The International Sustainability Standards Board (ISSB) Climate-related financial disclosure standards have become a global favorite, seeing widespread adoption across many jurisdictions since their introduction in 2023. Now, the ISSB is revising its IFRS S2 standard, publishing a new exposure draft exploring potential amendments. Most of the changes ease reporting burdens for financial services providers. These include changes to Scope 3 category 15 emissions, which ESG Today describes:
“Under the proposed amendment, entities would be permitted to limit disclosure to financed emissions, and exclude emissions associated with derivatives, facilitated emissions or insurance-associated emissions. In order to enable users of the reporting to understand the magnitude of emissions being excluded, the ISSB also proposed adding a requirement for companies to disclose the amount of derivatives or other financial activity being excluded from the Scope 3 disclosure.”

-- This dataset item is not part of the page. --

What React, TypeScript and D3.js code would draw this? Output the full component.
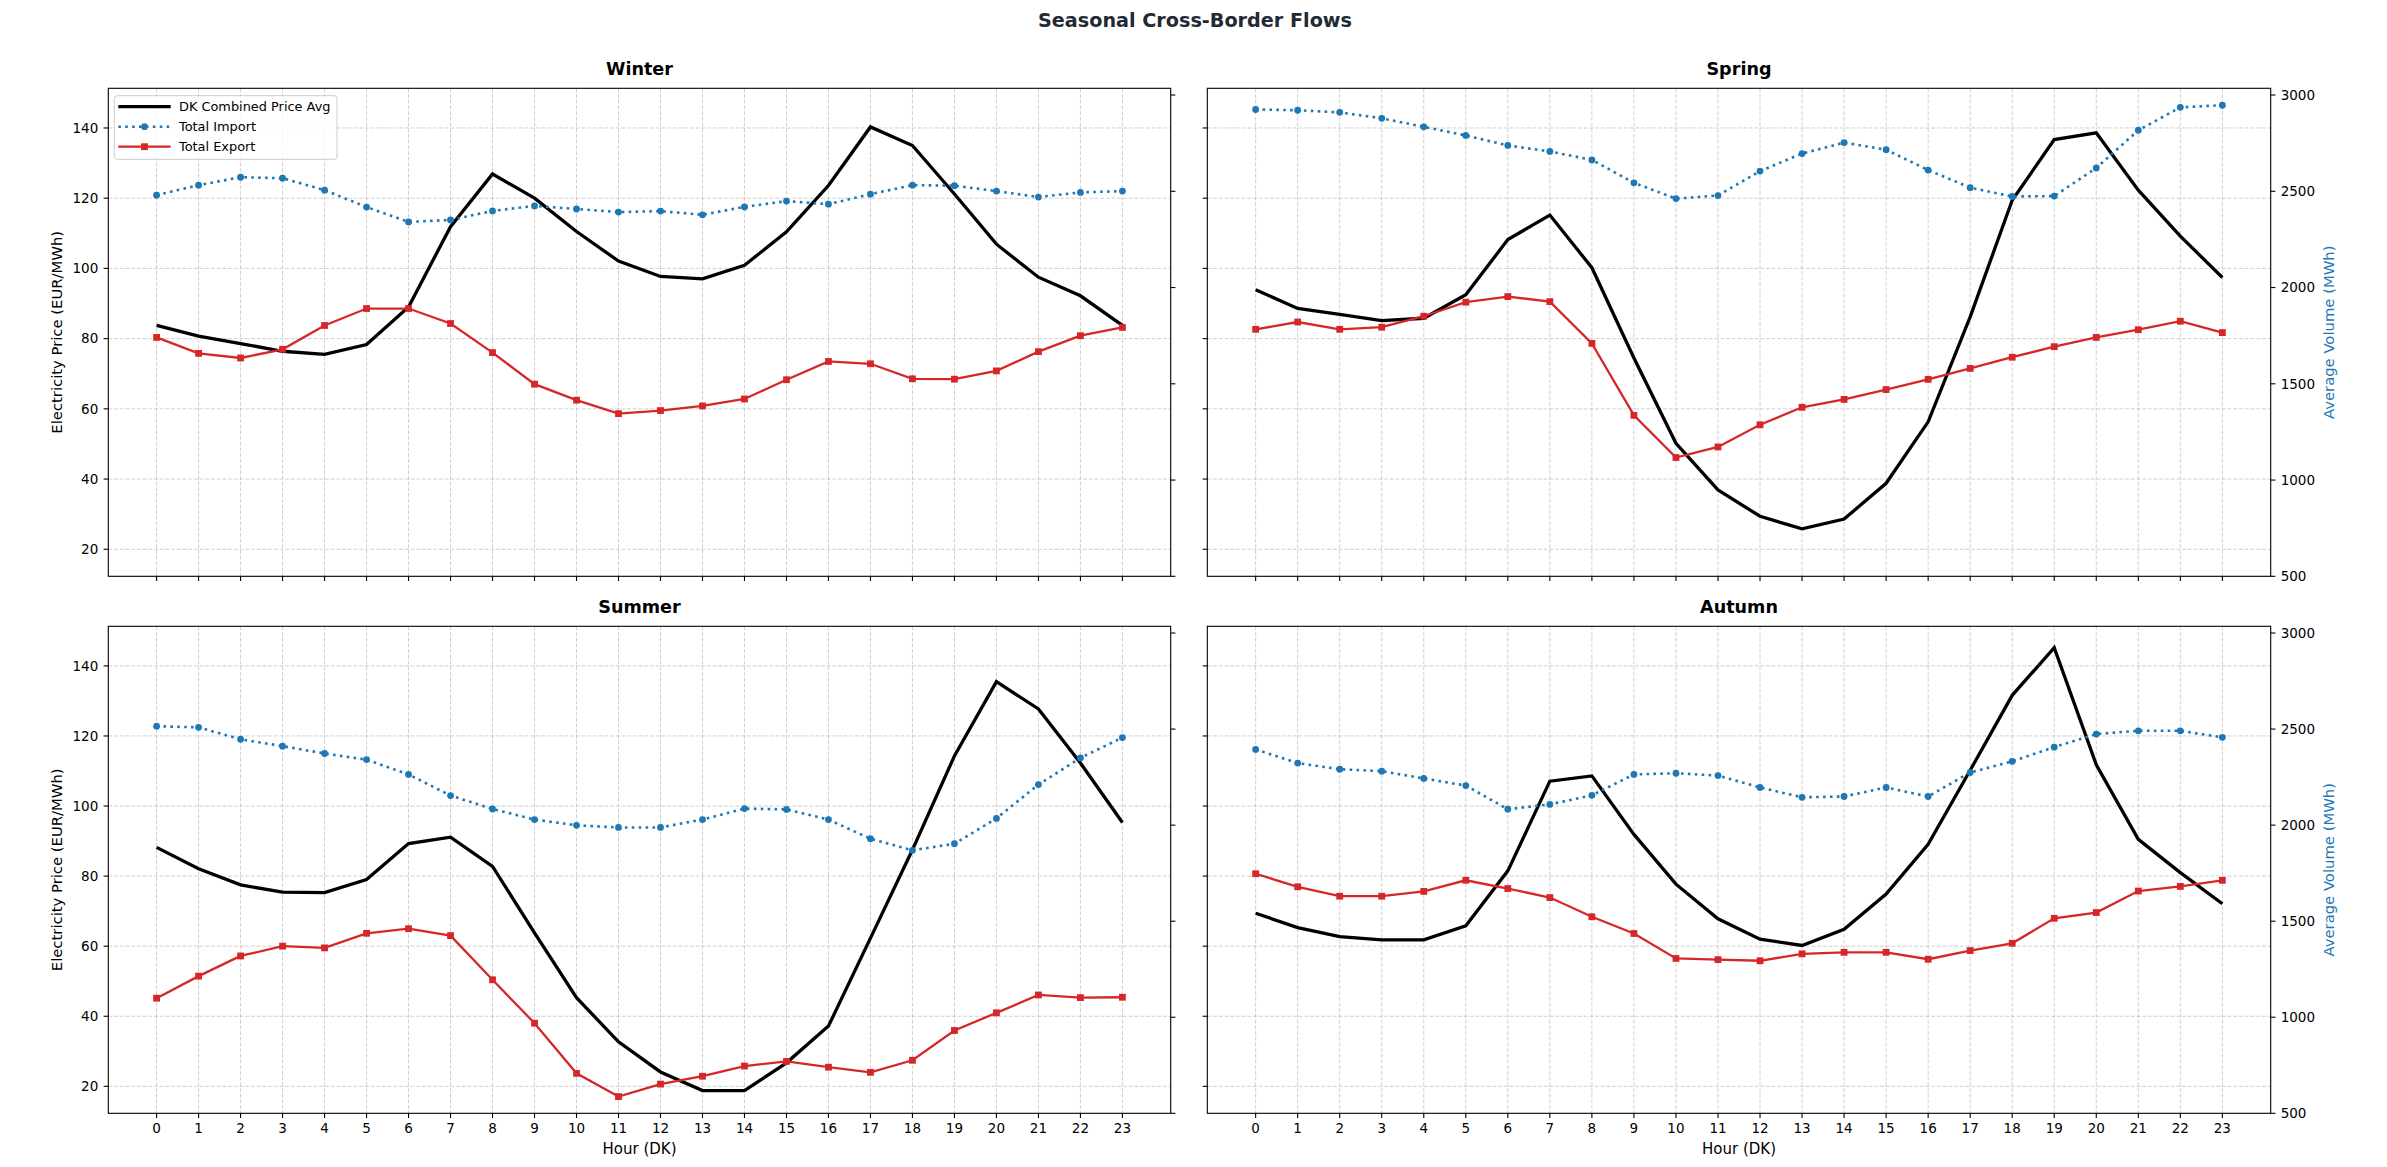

These proposed amendments fit with the global trend of scaling back and watering down disclosure requirements, which we’ve seen in the US, EU, and most recently Canada. The ISSB amendments appear minimally disruptive to the core reporting framework, and the changes aren’t drastic. However, these events taken together appear to indicate a weaker appetite for ESG disclosures globally as the rubber hits the road on mandatory disclosures. These amendments are not yet final, and may be commented on through the ISSB’s response form, which will be open until June 27, 2025.